**DATASET CONTENT**.
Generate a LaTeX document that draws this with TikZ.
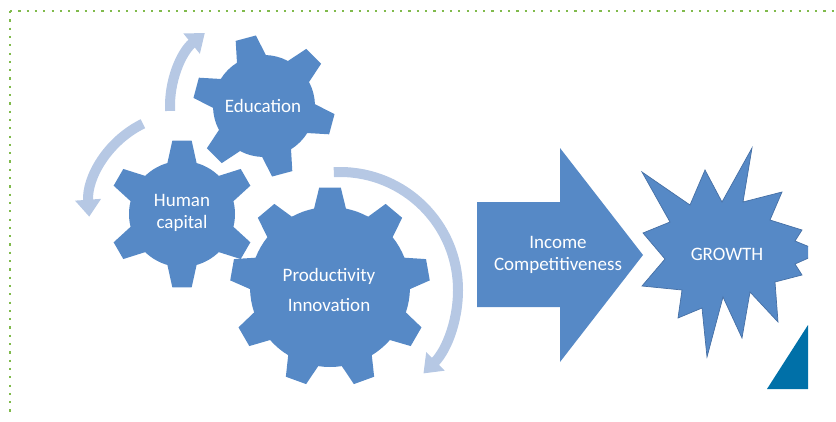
\documentclass[tikz,border=0pt]{standalone}
\usepackage{fontspec}
\setmainfont{Carlito}
\usetikzlibrary{arrows.meta}
\definecolor{gearblue}{RGB}{86,137,198}
\definecolor{gearline}{RGB}{70,112,165}
\definecolor{arcblue}{RGB}{182,200,228}
\definecolor{darktri}{RGB}{0,112,168}
\definecolor{dotgreen}{RGB}{128,186,76}
\tikzset{
  gearfill/.style={fill=gearblue},
  arcarrow/.style={draw=arcblue, line width=10pt,
     -{Triangle[width=25pt,length=17pt]}},
  lbl/.style={text=white, font=\fontsize{19}{21.5}\selectfont, align=center, inner sep=0pt},
  dotline/.style={draw=dotgreen, line width=2.2pt, dash pattern=on 2.2pt off 6.1pt}
}
% #1 cx, #2 cy, #3 teeth, #4 root radius, #5 tip radius, #6 half base angle, #7 half tip angle, #8 offset angle
\newcommand\mygear[8]{%
  \fill[gearfill, shift={(#1,#2)}] ({#8-#6}:#4)
    \foreach \k [evaluate=\k as \a using {#8+(\k-1)*360/#3}] in {1,...,#3}{
      -- ({\a-#7}:#5) -- ({\a+#7}:#5) -- ({\a+#6}:#4)
      arc[start angle={\a+#6}, end angle={\a+360/#3-#6}, radius=#4]
    } -- cycle;
}
\begin{document}
\begin{tikzpicture}[x=1pt,y=-1pt]
\useasboundingbox (0,0) rectangle (836,421);
% dotted frame
\draw[dotline] (10,11) -- (836,11);
\draw[dotline] (10,11) -- (10,413);
\begin{scope}
\clip (0,0) rectangle (808,389);
% circular arrows
\draw[arcarrow, shift={(264,106)}] (177:94) arc[start angle=177, end angle=231, radius=94];
\draw[arcarrow, shift={(185,210)}] (244:96) arc[start angle=244, end angle=176, radius=96];
\draw[arcarrow, shift={(340,290)}] (-93:118) arc[start angle=-93, end angle=45, radius=118];
% gears
\mygear{264}{106}{6}{51}{71}{17}{8.5}{15}
\mygear{182}{214}{6}{53}{74}{16}{7.5}{30}
\mygear{330}{287}{9}{80}{100}{11.5}{6.2}{30}
% big arrow
\fill[gearblue] (477,202) -- (560,202) -- (560,148) -- (643,255) -- (560,362) -- (560,307) -- (477,307) -- cycle;
% star
\filldraw[fill=gearblue, draw=gearline, line width=0.7pt]
  (642,172) -- (690,205) -- (705,170) -- (722,202) -- (752,148) -- (743,202)
  -- (782,192) -- (770,220) -- (802,230) -- (795,241) -- (822,252) -- (795,264)
  -- (802,275) -- (775,282) -- (778,322) -- (750,292) -- (742,338) -- (723,297)
  -- (707,357) -- (702,308) -- (678,318) -- (682,290) -- (642,286) -- (665,259)
  -- (643,233) -- (670,222) -- cycle;
% dark triangle
\fill[darktri] (767,389) -- (808,325) -- (808,389) -- cycle;
\end{scope}
% labels
\node[lbl] (edu) at (263,106) {Education};
\node[lbl] (hum) at (182,213) {Human\\capital};
\node[lbl] (prod) at (329,290) {Productivity\\[8pt]Innovation};
\node[lbl] (inc) at (558,255) {Income\\[1pt]Competitiveness};
\node[lbl] (gro) at (727,254) {GROWTH};
\end{tikzpicture}
\end{document}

**REQUIRED TASK**.
Your task is to reproduce all of the material exactly. The pictures stay out.

**RESPONSE**.
Generate a LaTeX document that draws this with TikZ.
\documentclass[tikz,border=0pt]{standalone}
\usepackage{fontspec}
\setmainfont{Carlito}
\usetikzlibrary{arrows.meta}
\definecolor{gearblue}{RGB}{86,137,198}
\definecolor{gearline}{RGB}{70,112,165}
\definecolor{arcblue}{RGB}{182,200,228}
\definecolor{darktri}{RGB}{0,112,168}
\definecolor{dotgreen}{RGB}{128,186,76}
\tikzset{
  gearfill/.style={fill=gearblue},
  arcarrow/.style={draw=arcblue, line width=10pt,
     -{Triangle[width=25pt,length=17pt]}},
  lbl/.style={text=white, font=\fontsize{19}{21.5}\selectfont, align=center, inner sep=0pt},
  dotline/.style={draw=dotgreen, line width=2.2pt, dash pattern=on 2.2pt off 6.1pt}
}
% #1 cx, #2 cy, #3 teeth, #4 root radius, #5 tip radius, #6 half base angle, #7 half tip angle, #8 offset angle
\newcommand\mygear[8]{%
  \fill[gearfill, shift={(#1,#2)}] ({#8-#6}:#4)
    \foreach \k [evaluate=\k as \a using {#8+(\k-1)*360/#3}] in {1,...,#3}{
      -- ({\a-#7}:#5) -- ({\a+#7}:#5) -- ({\a+#6}:#4)
      arc[start angle={\a+#6}, end angle={\a+360/#3-#6}, radius=#4]
    } -- cycle;
}
\begin{document}
\begin{tikzpicture}[x=1pt,y=-1pt]
\useasboundingbox (0,0) rectangle (836,421);
% dotted frame
\draw[dotline] (10,11) -- (836,11);
\draw[dotline] (10,11) -- (10,413);
\begin{scope}
\clip (0,0) rectangle (808,389);
% circular arrows
\draw[arcarrow, shift={(264,106)}] (177:94) arc[start angle=177, end angle=231, radius=94];
\draw[arcarrow, shift={(185,210)}] (244:96) arc[start angle=244, end angle=176, radius=96];
\draw[arcarrow, shift={(340,290)}] (-93:118) arc[start angle=-93, end angle=45, radius=118];
% gears
\mygear{264}{106}{6}{51}{71}{17}{8.5}{15}
\mygear{182}{214}{6}{53}{74}{16}{7.5}{30}
\mygear{330}{287}{9}{80}{100}{11.5}{6.2}{30}
% big arrow
\fill[gearblue] (477,202) -- (560,202) -- (560,148) -- (643,255) -- (560,362) -- (560,307) -- (477,307) -- cycle;
% star
\filldraw[fill=gearblue, draw=gearline, line width=0.7pt]
  (642,172) -- (690,205) -- (705,170) -- (722,202) -- (752,148) -- (743,202)
  -- (782,192) -- (770,220) -- (802,230) -- (795,241) -- (822,252) -- (795,264)
  -- (802,275) -- (775,282) -- (778,322) -- (750,292) -- (742,338) -- (723,297)
  -- (707,357) -- (702,308) -- (678,318) -- (682,290) -- (642,286) -- (665,259)
  -- (643,233) -- (670,222) -- cycle;
% dark triangle
\fill[darktri] (767,389) -- (808,325) -- (808,389) -- cycle;
\end{scope}
% labels
\node[lbl] (edu) at (263,106) {Education};
\node[lbl] (hum) at (182,213) {Human\\capital};
\node[lbl] (prod) at (329,290) {Productivity\\[8pt]Innovation};
\node[lbl] (inc) at (558,255) {Income\\[1pt]Competitiveness};
\node[lbl] (gro) at (727,254) {GROWTH};
\end{tikzpicture}
\end{document}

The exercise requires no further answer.